Korg Monotron hacking
IT SOUNDS GREAT.
Sorry for shouting, but it’s really good fun. Like every other synth freak out there I got bought one of these for Christmas. I’ve had it next to my MS20, and the filter sounds really similar to the low-pass in the older synth.
Here’s a picture round the back of the Monotron, see how the patch points have been clearly annotated by Korg.
Lots of people have already tried to mod their Monotrons…
Dinsync has written up lots of notes on hacking in cv and gate inputs.
Korg have released the schematics for the Monotron.
Rude66 is offering to build the Dinsync mods into your Monotron over at www.monotronmods.com.
Beatnic has gone all out on the Monotron++, adding a square wave and control of the pulse width to the oscillator, a switch for converting the LFO into a single shot EG, and MIDI and cv/gate inputs.
There’s another suggested MIDI interface over at fengland.org, which includes an arpeggiator, which is always good.
I think it’s masa921 that put together this impressive 8-step sequencer for the Monotron, sadly the site with the schematic has gone, though I’m guessing it’s something similar to the Baby 10 sequencer. denha also demonstrates a two octave mod and the Beatnic LFO as EG mod – although I can’t find the details for that one – now found this, which uses an LED to clip the LFO at houshu.at.webry.info, and Scott Willingham pointed out the Beatnic/masa921 version of the mod on the original Monotron+ page.
Some people over at Muffwiggler are looking at making the Monotron into a Eurorack module. Tim Stinchcombe has heroically put together a handy annotated photo of the circuit board with the component values overlaid.

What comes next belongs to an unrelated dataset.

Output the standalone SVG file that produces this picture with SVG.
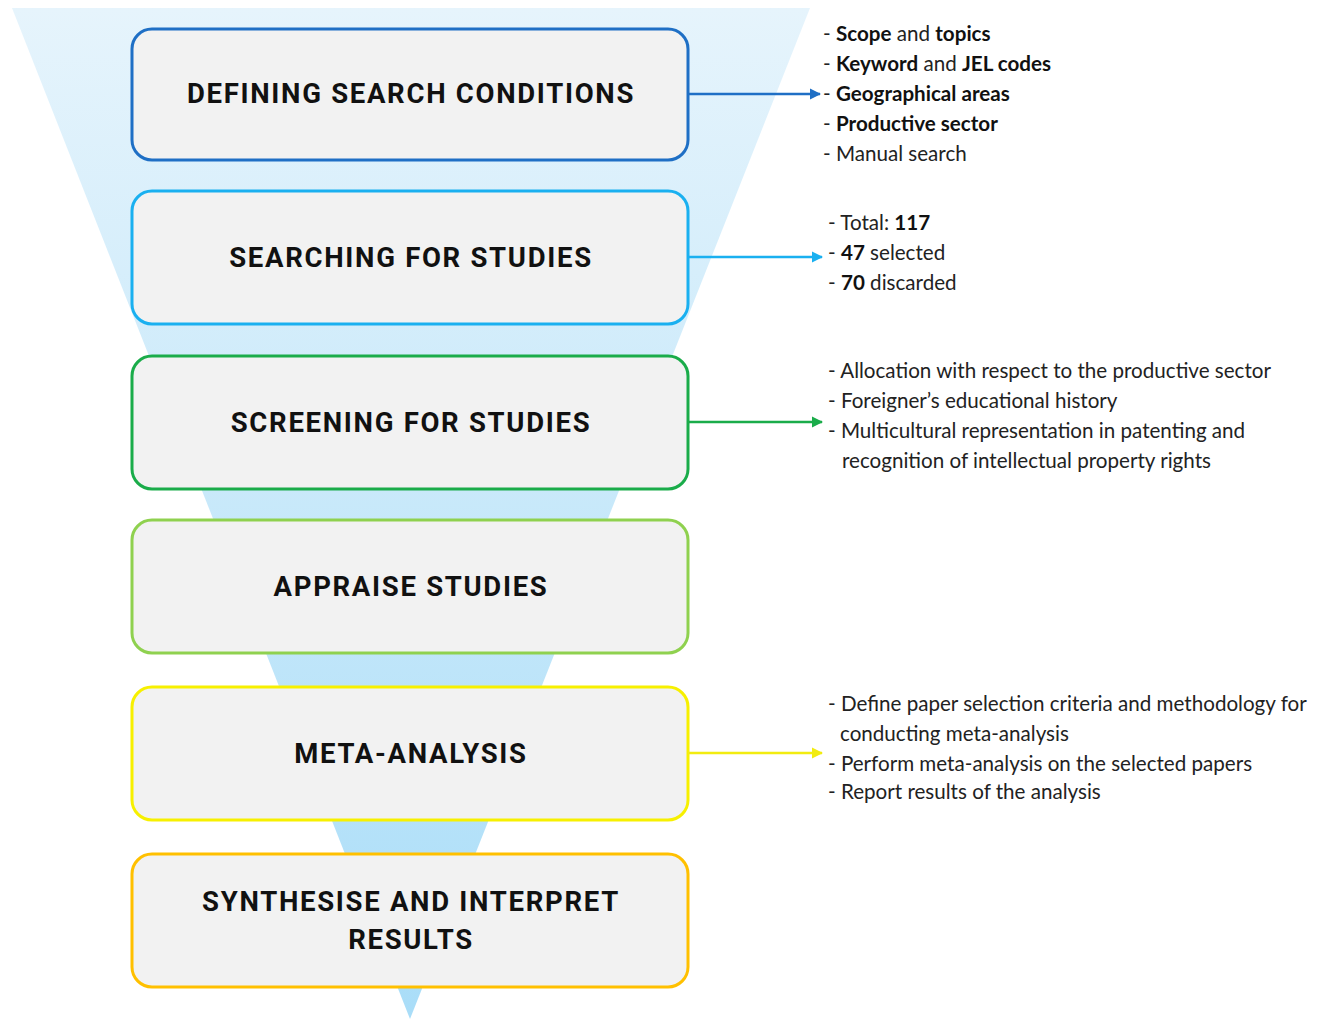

This whole post is going to look bad if I’ve not had a go, so – here’s my hack so far, built into a small lunchbox:
Going off all the stuff on Din Sync’s blogpost and the Muffwiggler thread, I got something working, which is the thing above. This bit is always quite exciting. People in internet-land say these things are possible, but actually having the thing sequenced by my CSQ-100 and squeaking away in 4 octaves-or-so on my desk was great. This doesn’t terribly well tuned in, but here’s an example:
This is what I’ve done so far – bear in mind I’m reasonably clueless at this electronics stuff:
- drilled a single hole in the base of the Monotron to feed all the wires out into my sandwich box
- wired CV output from sequencer to “pitch” point, with a 33K resistor and 10K multi-turn trimmer in series
- wired gate output from sequencer to “gate” point, with a large-ish resistor and a 100K pot in series – this is (hopefully) to limit the gate voltage going into the Monotron, which could be up to +15v, although I’d probably be better off with a voltage clamp using a pair of diodes
- wired filter CV from external sources to “filter” point, with 200K resistor in series with a 10K pot, which has a resistor across it to make it into more like a 2.5K pot to make the range useful
- removed R11 with a soldering iron and a knife to stop the gate voltage affecting the pitch. This does rather bugger the keyboard ribbon, so attached a switch across the pads of R11 with a 1K resistor in series to replace R11
- added a switch between the gate output pot wiper and the “gate” point. This seems to give a gate-on forever effect, although it also stops retriggering the LFO (could possibly change this for an on-on switch and wire the other point to the LFO reset area, maybe between R24 and R30? – update 10/1/2011: I had a fiddle with this here – LFO reset on Korg Monotron)
Lovely though it is, there’s a couple of problems. Although you can’t really tell from the onboard speaker, it’s quite hissy. This has been covered on the brilliant Muffwiggler thread, with Scott Willingham replacing the filter output op amp (an LM324) with an OP462, which brought the noise down. Because it’s all surface-mounted, I’m not sure if I’d fancy this. There’s a post on the Unofficial Monotron Forum which shows a possible place to take a line out, I’ve not tried this, but there’s some doubts as to whether this will make much of a difference.